Thrive in high moisture environments, often infesting decaying wood in contact with the ground.

DIY Termiticide

For those inclined to tackle the issue themselves, boric acid is a common termiticide that interrupts termites' nervous systems. It’s applied in powder form or as a solution to affected areas.

  • How to Apply: Sprinkle the powder around the perimeter of your home or dissolve it in water to spray on affected areas.
  • Examples: Boric acid powder and Bora-Care solution.

Baits and Traps

DIY termite baits lure termites with cellulose-based food combined with a slow-acting insecticide.

The termites carry the poison back to their colony, addressing the infestation at its source.

  • Placement Tips: Place bait stations around the perimeter of your home, focusing on areas where termite activity is suspected.
  • Examples: Spectracide Terminate, Advance Termite Bait System.

Natural Predators

Introducing natural predators into your environment can help control the termite population without chemicals.

  • Beneficial Nematodes: Microscopic worms that penetrate termites, releasing bacteria that fatally poison them.
  • Examples: Nematode sprays are available at garden centers or online.

Essential Oils

Certain essential oils have been found to repel and even kill termites, offering a more natural approach to termite control.

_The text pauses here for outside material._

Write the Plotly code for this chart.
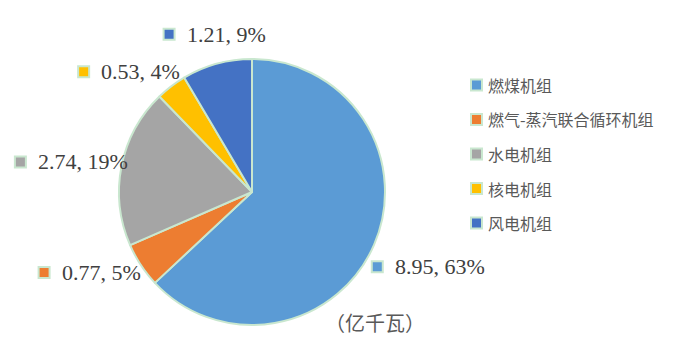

  • Neem Oil: Acts as a growth regulator, preventing termites from molting and leading to their death.
  • Orange Oil: Contains D-limonene, which is lethal to termites on contact.

Soil Treatment

Creating a chemical barrier in the soil around your home can prevent termites from accessing the structure.

  • Termiticides: Non-repellent termiticides are effective for creating a barrier termites cannot detect, leading them through treated areas.
  • Examples: Fipronil-based products and Imidacloprid treatments.

How to Prevent Termite Reinfestation?

Employing effective preventive strategies discourages these destructive pests from re-infesting your home. Here’s how you can do it.

Remove Excess Moisture

  • Fix Leaks Promptly: Repair leaking faucets, water pipes, and AC units to reduce moisture.
  • Improve Drainage: Ensure gutters and downspouts are clean and direct water away from your home's foundation.
  • Use Dehumidifiers: In damp areas of your home, like basements and crawl spaces, to keep humidity levels in check.

Eliminate Wood-to-Ground Contacts

  • Store Firewood Away from Home: Keep firewood, lumber, and paper away from the home’s foundation and elevate them off the ground.
  • Regularly Inspect Wooden Structures: Decks, patios, and fences should be checked and treated for termite prevention.

Conduct Routine Inspections

  • Annual Professional Check-ups: Have professional exterminators inspect your home annually for signs of termite activity.
  • DIY Termite Inspections: Regularly examine your home for mud tubes, uneven or bubbling paint, and wood that sounds hollow when tapped.

Utilize Termite Barriers

  • Physical Barriers: Install barriers, such as steel mesh and sand, around your home’s foundation during construction.

When to Seek a Professional Pest Control

If you’re facing termite troubles, it's crucial to recognize when professional intervention is necessary.

Professional pest control services bring more than just their expertise and specialized tools like tenting for fumigation. They also provide customized solutions that are tailored specifically to your pest management needs.

This ensures a thorough and efficient resolution to your termite problem, safeguarding your property from further significant damage.